When word of the parking lot fight reached the officers celebrating in the Central station, the story had been embellished to include the allegation that one of the injured officers was going to lose his eye. Immediately, the enraged officers put down their drinks, went to where the six suspects were being held, and forced them to line up. After 95 minutes of blows, punches and kicks, the wooden floor and walls were covered in blood.
Before they were moved to the Lincoln Heights Jail--and beaten again--one of the victims later testified that he heard an officer saying, “What’s happening to these boys is life insurance for the rest of us. When I get through with these guys they’ll never jump a policeman again.”
During their trial, six of the seven victims were referred to as “mad dogs” and “hoodlums” by the prosecuting attorney. But it was Municipal Judge Joseph Call who said: “This case is permeated with testimony of vicious beatings and brutality perpetrated without cause . . . and it stinks to high heaven and all the perfumery in Arabia cannot obliterate its stench.”

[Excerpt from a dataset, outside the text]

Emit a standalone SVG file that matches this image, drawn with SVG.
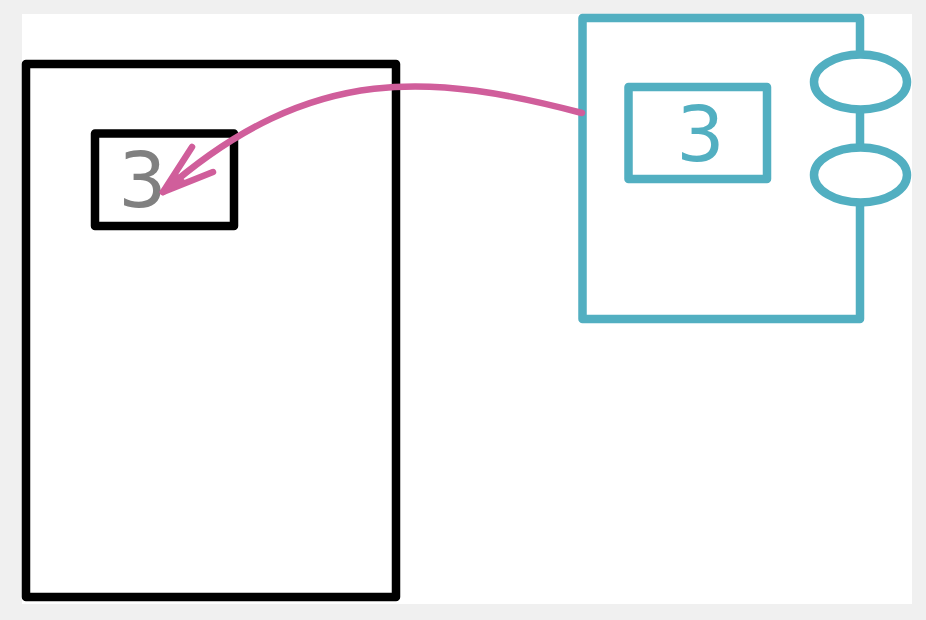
<svg xmlns="http://www.w3.org/2000/svg" width="926" height="620" viewBox="0 0 926 620">
<style>
.blk{fill:none;stroke:#000;stroke-width:8.5;stroke-linejoin:round}
.teal{fill:none;stroke:#52afc1;stroke-width:8.5;stroke-linejoin:round}
.tealf{fill:#fff;stroke:#52afc1;stroke-width:8.5}
.num{font-family:"DejaVu Sans",sans-serif;font-size:76px;text-anchor:middle}
.conn{fill:none;stroke:#d05e9b;stroke-width:6.5;stroke-linecap:round;stroke-linejoin:round}
</style>
<rect x="0" y="0" width="926" height="620" fill="#f0f0f0"/>
<rect x="22" y="14" width="890" height="590" fill="#fff"/>
<g id="container-left">
<rect class="blk" x="26" y="64" width="370" height="533"/>
</g>
<g id="node-left">
<rect class="blk" x="95" y="133.5" width="139" height="92.5"/>
<text class="num" x="142.5" y="207" fill="#808080">3</text>
</g>
<g id="container-right">
<rect class="teal" x="582.5" y="18" width="277.5" height="301"/>
<ellipse class="tealf" cx="860.5" cy="82" rx="46.5" ry="27.5"/>
<ellipse class="tealf" cx="860.5" cy="175" rx="46.5" ry="27.5"/>
</g>
<g id="node-right">
<rect class="teal" x="628.5" y="87" width="138.5" height="92"/>
<text class="num" x="700.5" y="160.5" fill="#52afc1">3</text>
</g>
<g id="connectors">
<path class="conn" d="M582,113 C436,75 313,60 163,192"/>
<path class="conn" d="M192,147 L163,192 L213,172"/>
<polygon points="163,192 176,172 188,183" fill="#d05e9b"/>
</g>
</svg>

Prior to Call releasing the victims and denouncing “lawless law enforcement,” Parker appointed a special board of inquiry consisting of five police inspectors to review reports investigated by the Department of Internal Affairs. “Police brutality” became almost a standing headline and the grand jury launched its own investigation.
After a three-day hearing, the grand jury indicted eight officers. A year later, after separate trials, one officer was cleared; two were acquitted and five were convicted of assault under the color of authority.